On the very southwestern tip of Ireland, there is a peninsula protruding westward into the Atlantic. Leave that peninsula, head west, and it’s just the sea until you reach Canada. On that sea bound land, the Ferguson family has worked the 250 acres of Gubbeen farm for six generations. This book is subtitled The Story of a Working Farm & Its Food. It’s part history, part survey, part lessons on how-to-farm, and part recipes. It’s all love story.

The author Giana Ferguson is actually from Spain, married into the Ferguson family, and has been instrumental in a revolution that makes Gubbeen an important prototype for successful farming. She introduced cheese making on the farm in 1979 and today Gubbeen cheese is world famous. The farm always had a few hogs, but now they have many of the critters and serious production of smoked and processed meats. Giana has made certain there is now an Irish chorizo [Spanish flair and Irish hogs].

Giana and other family members each write chapters about key aspects of the farm:

The Land describes a landscape shaped by the last ice age which wiped away the topsoil and has today’s farmers using seaweed for fertilizer.

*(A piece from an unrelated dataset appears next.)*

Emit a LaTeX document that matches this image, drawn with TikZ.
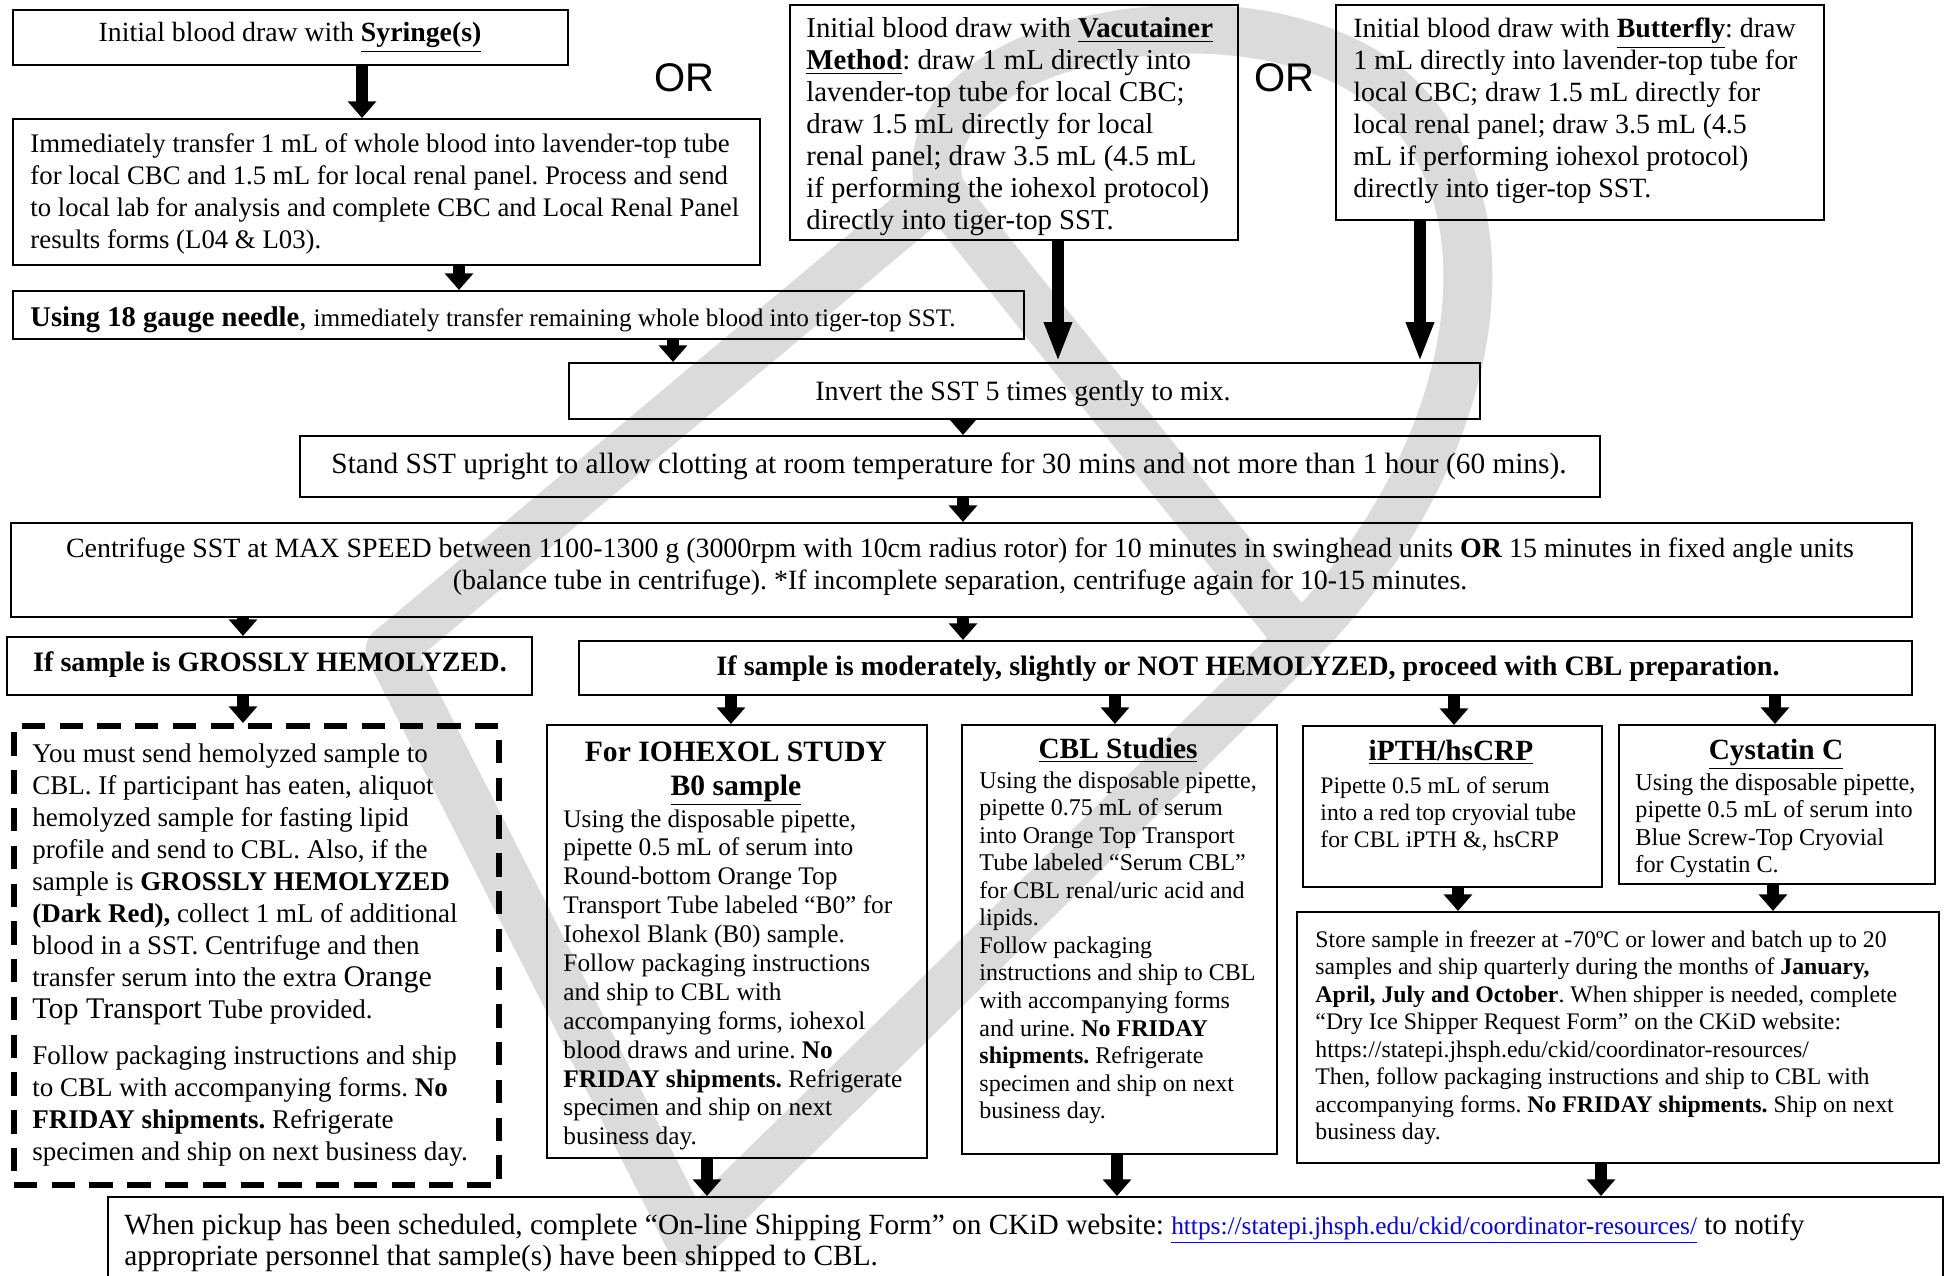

The Farmyard describes the lively fare that surround the house. There are recipes for the Best Scrambled Eggs and Roast Goose and Goose Stuffing. If you are considering opening your own farm, there are little lesson plans here for raising pigs and caring for calves.

The Dairy chapter focuses on cheese making and using the bog-fed dairy cattle to yield supreme butter and yogurt. This part of Ireland is famous for its butter, shipped around the world. That Gubbeen cheese appears in a lovely recipe: Gubbeen Cheese and Chorizo Potato Cake, an amalgam of Spain and Ireland due directly to Giana’s power and vision.

The Smokehouse takes you on a production tour as hogs become salami, bacon, ham, pepperoni, sausage, sopressata and that chorizo. In a nod to the American South, there is a recipe here for a Pulled Pork with Celery Root Remoulade Sandwich. If you prefer things a tad more conventional, you might be interested in stunning Platter of Grilled Gin-Marinated Pork Tenderloin, Merguez Sausages, Zucchini, and Blacked Leeks.

The Kitchen Garden is a must for home gardeners who dream lovingly of that perfect English, or Irish I should say, garden. In a coastal, wind-blasted environment, the garden and the gardening are very much a seasonal endeavor. You grow what can survive in that climate and on soil that, thanks to the Ice Age scraping, is very thin. Perhaps that is why here you’ll find a recipe for Bramble Jelly. You grow what you can — somethings always manage to thrive in even the worst environment — and you use what you grow.

Gubbeen is the story of success, success born from hard work, imagination, and a confidence that you can always do more.

The recipes are very interesting and sometimes more than a little different. Or perhaps not. My favorite recipe here is for Mushroom Ketchup: mushrooms, vinegar, shallots, allspice, mace, cloves, cinnamon, brandy, sherry and sugar. It’s their riff on a recipe that was a failure but eventually turned out okay. The inventors of Lee & Perrin’s Worcestershire sauce made barrels of product and tasted it soon after. It was terrible. Fortunately, they did not throw the barrels away — were they too depressed at this costly misfortune? An entire year went by, the barrels were opened and the sauce, that delightful sauce, was revealed.

Don’t worry. With the recipe here, you only need store the Gubbeen Worcestershire Sauce for a short four months before indulging.

Gubbeen is a book to read, to learn from, and to enjoy. Today and in a mere four months.